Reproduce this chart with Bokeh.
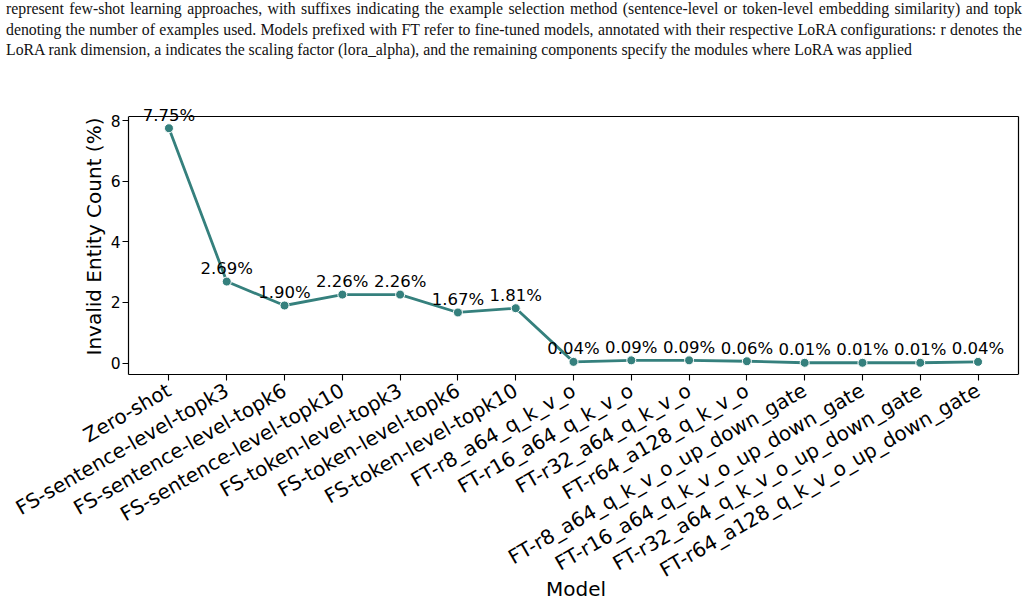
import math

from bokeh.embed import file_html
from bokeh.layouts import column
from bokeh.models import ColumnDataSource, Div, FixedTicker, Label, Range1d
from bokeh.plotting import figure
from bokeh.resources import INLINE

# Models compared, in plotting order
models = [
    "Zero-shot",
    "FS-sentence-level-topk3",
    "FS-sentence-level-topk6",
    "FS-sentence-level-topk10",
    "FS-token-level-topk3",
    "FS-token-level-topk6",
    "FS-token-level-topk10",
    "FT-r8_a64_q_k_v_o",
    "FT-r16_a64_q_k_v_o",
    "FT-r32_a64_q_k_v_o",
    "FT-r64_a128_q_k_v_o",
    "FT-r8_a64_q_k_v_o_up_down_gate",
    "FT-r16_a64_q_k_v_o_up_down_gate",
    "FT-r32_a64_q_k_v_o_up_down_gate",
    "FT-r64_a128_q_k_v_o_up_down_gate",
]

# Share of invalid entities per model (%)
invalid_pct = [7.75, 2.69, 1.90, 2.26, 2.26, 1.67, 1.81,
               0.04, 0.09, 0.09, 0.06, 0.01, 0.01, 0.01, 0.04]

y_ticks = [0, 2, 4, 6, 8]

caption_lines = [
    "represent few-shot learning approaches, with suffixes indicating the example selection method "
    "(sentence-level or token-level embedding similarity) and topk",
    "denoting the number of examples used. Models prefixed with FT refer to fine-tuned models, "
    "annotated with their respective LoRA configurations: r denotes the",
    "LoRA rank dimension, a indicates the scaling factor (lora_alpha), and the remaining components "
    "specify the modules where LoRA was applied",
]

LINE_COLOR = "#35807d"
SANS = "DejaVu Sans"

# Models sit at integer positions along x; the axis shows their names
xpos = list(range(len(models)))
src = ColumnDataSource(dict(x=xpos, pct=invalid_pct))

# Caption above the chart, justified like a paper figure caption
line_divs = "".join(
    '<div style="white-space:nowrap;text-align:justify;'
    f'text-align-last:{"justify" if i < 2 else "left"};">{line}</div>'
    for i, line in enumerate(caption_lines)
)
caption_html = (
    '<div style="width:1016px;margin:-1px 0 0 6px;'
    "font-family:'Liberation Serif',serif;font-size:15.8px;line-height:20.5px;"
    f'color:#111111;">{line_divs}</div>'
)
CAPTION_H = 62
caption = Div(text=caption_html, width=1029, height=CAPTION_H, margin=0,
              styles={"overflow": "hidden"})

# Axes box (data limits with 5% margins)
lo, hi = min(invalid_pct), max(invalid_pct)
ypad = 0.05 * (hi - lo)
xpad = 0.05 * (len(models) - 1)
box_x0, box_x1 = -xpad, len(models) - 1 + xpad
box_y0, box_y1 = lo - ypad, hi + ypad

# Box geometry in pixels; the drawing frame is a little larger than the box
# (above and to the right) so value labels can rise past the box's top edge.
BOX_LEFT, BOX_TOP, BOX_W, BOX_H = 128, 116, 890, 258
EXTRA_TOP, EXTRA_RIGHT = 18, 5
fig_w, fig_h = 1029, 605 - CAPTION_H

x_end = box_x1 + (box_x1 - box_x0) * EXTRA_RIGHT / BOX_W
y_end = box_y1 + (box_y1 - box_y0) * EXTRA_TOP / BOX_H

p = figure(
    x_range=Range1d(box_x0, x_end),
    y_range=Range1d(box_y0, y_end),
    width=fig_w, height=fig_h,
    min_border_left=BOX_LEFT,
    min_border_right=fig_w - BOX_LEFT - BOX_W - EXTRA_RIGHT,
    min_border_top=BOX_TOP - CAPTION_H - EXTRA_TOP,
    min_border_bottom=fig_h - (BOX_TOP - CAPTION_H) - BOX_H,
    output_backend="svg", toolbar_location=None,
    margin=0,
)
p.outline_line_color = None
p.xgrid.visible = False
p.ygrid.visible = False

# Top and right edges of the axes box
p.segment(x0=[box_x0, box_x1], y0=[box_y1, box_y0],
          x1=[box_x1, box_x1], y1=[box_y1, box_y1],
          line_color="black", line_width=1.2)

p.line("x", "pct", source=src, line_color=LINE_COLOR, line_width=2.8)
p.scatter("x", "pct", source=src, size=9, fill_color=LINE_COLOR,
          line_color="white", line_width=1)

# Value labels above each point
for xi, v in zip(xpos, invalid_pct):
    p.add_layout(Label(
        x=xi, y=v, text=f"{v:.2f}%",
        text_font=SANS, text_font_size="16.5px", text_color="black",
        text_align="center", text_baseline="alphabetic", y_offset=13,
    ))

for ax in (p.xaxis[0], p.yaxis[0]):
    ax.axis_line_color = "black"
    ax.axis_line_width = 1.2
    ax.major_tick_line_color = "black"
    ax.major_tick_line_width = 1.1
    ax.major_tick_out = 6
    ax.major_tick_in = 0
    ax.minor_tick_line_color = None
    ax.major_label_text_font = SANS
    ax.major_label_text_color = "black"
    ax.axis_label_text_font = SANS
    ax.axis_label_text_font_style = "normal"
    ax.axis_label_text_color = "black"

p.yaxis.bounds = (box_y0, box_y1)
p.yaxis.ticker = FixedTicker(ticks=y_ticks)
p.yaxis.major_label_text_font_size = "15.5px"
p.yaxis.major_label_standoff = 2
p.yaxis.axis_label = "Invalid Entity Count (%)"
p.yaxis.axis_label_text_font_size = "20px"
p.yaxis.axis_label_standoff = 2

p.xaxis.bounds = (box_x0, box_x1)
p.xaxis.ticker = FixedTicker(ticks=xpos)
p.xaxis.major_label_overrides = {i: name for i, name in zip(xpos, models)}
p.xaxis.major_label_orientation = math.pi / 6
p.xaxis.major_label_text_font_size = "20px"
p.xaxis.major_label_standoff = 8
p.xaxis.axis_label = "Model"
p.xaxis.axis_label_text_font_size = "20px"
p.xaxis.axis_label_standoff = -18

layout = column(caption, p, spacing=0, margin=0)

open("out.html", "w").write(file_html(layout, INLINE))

******

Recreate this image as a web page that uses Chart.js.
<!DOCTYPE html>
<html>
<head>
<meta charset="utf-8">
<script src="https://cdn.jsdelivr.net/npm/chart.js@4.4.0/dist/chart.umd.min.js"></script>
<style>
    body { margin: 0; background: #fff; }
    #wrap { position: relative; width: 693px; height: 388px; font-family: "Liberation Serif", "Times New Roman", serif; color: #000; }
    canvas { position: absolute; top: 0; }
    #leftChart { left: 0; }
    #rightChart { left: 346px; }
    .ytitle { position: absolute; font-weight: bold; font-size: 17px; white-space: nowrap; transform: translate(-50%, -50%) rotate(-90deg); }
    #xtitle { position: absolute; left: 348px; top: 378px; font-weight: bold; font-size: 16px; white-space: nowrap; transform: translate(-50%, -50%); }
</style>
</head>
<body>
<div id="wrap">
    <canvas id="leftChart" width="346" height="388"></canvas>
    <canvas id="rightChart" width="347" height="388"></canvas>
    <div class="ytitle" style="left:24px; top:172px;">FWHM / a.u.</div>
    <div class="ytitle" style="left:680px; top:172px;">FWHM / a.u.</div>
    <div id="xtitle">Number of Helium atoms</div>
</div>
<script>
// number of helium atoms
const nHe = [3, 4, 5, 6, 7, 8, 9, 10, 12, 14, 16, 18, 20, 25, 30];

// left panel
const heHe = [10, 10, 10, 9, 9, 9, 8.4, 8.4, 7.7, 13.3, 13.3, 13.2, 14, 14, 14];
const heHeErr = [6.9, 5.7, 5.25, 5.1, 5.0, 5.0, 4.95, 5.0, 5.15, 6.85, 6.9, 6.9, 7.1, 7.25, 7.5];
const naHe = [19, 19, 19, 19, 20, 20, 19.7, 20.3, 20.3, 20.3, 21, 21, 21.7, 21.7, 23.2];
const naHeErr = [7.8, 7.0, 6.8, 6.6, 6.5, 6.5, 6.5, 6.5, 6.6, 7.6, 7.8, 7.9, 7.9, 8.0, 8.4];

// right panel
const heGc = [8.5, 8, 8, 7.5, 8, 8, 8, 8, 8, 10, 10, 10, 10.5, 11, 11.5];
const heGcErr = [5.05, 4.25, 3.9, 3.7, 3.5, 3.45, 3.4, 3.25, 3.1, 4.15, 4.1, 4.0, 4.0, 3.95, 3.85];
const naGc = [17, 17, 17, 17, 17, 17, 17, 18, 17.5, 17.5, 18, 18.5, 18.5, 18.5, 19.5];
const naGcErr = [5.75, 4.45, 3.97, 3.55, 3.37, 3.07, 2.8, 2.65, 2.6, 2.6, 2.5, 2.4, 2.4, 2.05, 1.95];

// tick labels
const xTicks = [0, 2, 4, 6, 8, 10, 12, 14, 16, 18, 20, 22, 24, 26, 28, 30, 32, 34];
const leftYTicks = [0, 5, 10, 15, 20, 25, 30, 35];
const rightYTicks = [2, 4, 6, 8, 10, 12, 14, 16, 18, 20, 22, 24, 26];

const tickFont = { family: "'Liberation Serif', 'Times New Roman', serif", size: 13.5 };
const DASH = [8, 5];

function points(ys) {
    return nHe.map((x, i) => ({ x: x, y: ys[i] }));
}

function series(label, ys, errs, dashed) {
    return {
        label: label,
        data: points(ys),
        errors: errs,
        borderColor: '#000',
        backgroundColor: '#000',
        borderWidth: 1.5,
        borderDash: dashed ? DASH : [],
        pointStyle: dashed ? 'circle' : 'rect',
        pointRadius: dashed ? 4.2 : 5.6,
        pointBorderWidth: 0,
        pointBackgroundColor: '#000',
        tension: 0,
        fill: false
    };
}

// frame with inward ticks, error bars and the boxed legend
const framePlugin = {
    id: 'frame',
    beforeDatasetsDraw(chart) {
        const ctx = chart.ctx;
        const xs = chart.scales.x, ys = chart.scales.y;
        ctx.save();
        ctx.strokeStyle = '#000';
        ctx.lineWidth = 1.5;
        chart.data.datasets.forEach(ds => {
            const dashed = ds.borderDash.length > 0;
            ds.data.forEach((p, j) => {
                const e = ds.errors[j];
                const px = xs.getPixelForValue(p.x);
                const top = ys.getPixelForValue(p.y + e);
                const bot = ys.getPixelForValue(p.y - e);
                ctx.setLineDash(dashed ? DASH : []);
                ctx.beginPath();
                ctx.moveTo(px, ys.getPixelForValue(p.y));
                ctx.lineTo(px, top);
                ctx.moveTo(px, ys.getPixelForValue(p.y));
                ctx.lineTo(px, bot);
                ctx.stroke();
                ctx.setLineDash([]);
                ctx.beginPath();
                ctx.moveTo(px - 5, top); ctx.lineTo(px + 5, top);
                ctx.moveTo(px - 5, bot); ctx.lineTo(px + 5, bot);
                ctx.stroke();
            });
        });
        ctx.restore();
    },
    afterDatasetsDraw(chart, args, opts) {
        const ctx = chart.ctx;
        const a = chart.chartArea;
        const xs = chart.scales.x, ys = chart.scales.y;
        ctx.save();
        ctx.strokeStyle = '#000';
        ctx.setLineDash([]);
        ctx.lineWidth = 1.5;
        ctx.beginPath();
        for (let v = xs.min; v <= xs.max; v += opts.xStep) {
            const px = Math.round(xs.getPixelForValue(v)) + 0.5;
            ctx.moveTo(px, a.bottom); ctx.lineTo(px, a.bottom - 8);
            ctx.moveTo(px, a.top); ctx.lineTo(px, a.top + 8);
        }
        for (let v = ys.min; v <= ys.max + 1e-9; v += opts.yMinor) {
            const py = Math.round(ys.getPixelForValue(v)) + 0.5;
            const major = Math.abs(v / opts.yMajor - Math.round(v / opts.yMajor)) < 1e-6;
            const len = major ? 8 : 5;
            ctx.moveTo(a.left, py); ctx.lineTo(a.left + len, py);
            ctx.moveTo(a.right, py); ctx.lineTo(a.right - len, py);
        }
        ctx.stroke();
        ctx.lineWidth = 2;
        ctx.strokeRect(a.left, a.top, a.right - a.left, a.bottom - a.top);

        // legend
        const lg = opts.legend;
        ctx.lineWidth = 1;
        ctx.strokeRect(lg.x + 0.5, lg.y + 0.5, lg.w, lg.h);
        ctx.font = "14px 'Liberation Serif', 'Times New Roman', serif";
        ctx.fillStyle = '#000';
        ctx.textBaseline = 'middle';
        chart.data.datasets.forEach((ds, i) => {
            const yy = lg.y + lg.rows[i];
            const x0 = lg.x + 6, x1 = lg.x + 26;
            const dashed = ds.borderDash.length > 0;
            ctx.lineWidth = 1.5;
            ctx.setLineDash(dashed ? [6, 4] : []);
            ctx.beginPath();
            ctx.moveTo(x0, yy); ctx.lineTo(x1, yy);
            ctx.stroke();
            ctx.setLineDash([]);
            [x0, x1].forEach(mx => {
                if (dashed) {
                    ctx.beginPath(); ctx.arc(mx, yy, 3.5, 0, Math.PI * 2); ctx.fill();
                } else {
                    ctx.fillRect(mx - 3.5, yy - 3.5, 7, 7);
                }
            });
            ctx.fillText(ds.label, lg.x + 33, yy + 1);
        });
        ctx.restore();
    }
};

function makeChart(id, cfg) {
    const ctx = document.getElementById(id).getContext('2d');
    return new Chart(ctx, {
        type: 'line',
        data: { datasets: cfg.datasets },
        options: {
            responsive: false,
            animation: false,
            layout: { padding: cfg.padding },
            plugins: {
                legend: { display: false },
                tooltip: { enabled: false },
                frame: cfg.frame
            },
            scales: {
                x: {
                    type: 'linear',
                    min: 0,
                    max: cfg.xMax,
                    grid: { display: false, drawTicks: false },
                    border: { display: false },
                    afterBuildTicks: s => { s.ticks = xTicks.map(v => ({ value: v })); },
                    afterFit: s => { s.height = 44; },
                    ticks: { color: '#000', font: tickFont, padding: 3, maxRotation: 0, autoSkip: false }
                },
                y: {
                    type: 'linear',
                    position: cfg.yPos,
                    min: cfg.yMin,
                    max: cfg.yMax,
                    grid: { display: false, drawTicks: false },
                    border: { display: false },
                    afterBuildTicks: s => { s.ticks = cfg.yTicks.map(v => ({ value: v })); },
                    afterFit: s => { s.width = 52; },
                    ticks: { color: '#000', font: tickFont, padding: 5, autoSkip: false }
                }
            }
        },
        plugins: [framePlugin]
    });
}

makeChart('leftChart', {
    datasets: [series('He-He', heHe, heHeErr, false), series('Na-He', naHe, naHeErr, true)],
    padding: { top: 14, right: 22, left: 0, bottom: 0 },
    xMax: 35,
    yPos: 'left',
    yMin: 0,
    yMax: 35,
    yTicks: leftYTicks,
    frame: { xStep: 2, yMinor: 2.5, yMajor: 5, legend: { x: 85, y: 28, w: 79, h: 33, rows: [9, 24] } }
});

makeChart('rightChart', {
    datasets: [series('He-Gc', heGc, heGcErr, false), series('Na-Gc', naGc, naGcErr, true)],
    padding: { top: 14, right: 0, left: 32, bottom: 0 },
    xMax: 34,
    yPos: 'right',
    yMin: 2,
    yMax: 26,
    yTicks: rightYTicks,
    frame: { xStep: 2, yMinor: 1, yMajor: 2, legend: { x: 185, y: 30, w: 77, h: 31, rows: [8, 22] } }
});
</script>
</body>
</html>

******

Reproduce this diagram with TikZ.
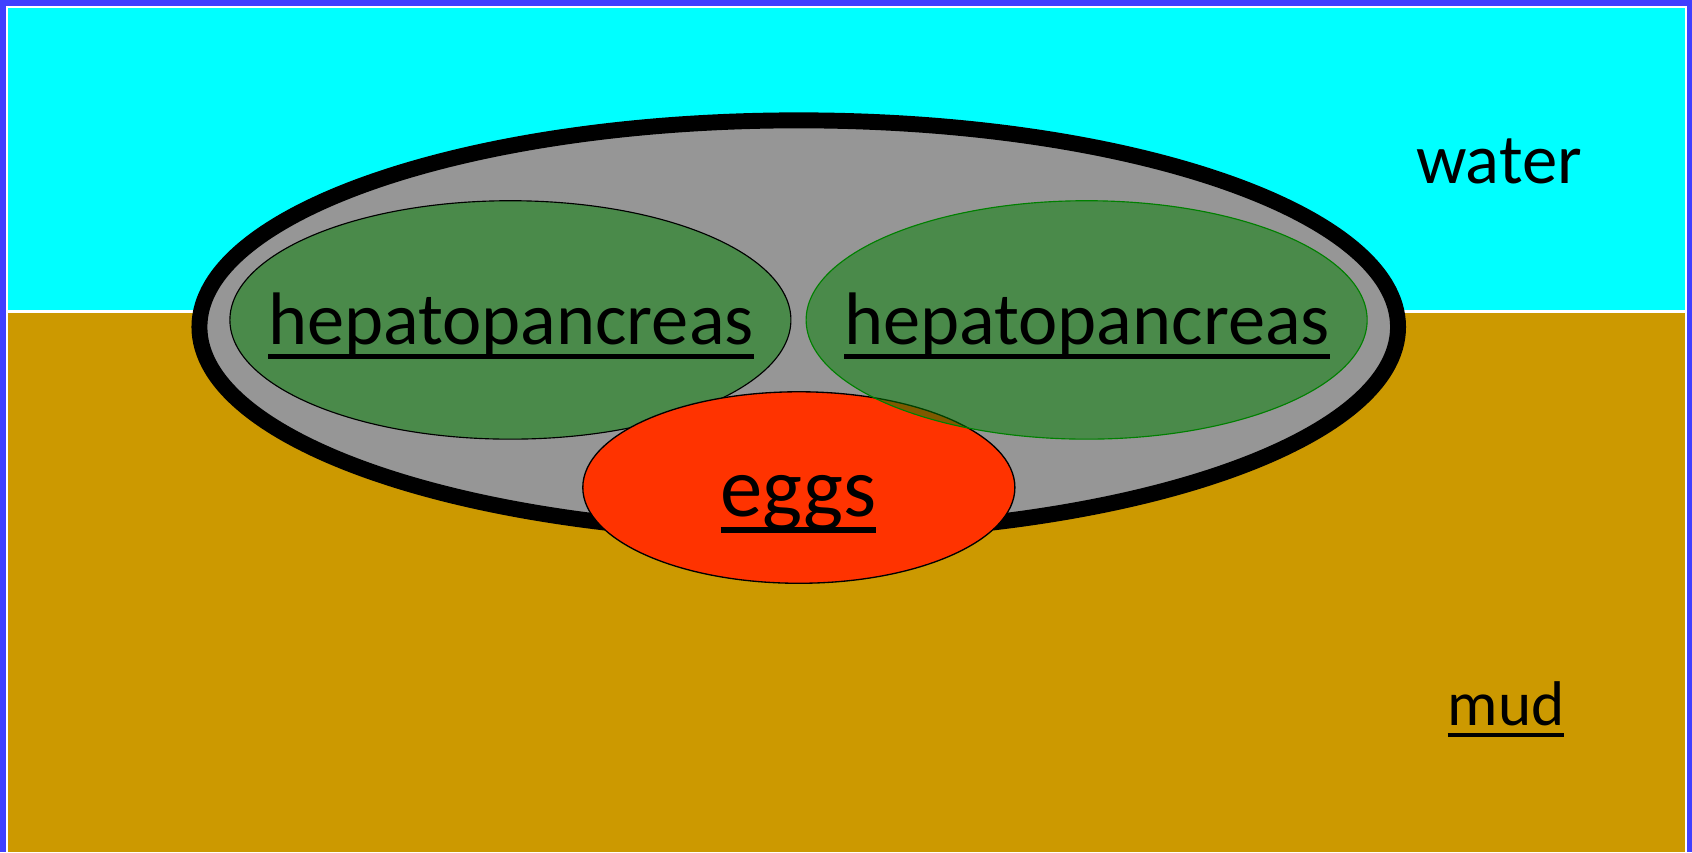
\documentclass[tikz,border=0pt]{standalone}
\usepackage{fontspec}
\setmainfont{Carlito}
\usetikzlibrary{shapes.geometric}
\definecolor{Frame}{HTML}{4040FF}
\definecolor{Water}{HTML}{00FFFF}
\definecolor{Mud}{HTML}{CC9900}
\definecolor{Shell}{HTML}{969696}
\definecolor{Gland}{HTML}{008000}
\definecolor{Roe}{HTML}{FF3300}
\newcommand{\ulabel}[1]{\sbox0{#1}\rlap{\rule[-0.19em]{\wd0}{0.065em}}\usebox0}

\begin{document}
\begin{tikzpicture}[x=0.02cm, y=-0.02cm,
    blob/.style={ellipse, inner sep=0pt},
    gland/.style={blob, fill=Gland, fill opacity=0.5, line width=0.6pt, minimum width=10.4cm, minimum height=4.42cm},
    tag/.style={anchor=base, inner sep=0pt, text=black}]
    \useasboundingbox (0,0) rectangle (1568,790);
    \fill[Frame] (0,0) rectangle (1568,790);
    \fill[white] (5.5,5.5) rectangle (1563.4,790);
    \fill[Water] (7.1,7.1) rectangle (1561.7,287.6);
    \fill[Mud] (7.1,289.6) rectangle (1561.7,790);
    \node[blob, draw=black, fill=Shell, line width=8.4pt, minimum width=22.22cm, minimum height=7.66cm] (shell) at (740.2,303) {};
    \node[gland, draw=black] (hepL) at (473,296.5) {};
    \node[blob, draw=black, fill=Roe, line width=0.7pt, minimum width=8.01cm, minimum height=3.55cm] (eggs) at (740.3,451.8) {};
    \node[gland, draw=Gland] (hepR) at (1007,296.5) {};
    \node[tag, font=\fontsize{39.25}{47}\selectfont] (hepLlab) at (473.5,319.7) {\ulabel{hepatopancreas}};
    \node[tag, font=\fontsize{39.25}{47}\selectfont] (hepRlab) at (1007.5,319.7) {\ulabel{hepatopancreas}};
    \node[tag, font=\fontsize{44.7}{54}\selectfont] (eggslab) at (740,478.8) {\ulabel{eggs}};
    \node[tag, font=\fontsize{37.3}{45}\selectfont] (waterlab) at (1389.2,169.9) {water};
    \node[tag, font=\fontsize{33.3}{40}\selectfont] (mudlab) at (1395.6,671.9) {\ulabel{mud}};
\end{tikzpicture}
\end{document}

******

### Exercise description
Every line from the one containing "Reproduce this chart with Bokeh." to the one containing "from bokeh.resources import INLINE" should be output exactly, both ends included. Nothing else goes in, and no pictures either.

### Response to this exercise
Reproduce this chart with Bokeh.
import math

from bokeh.embed import file_html
from bokeh.layouts import column
from bokeh.models import ColumnDataSource, Div, FixedTicker, Label, Range1d
from bokeh.plotting import figure
from bokeh.resources import INLINE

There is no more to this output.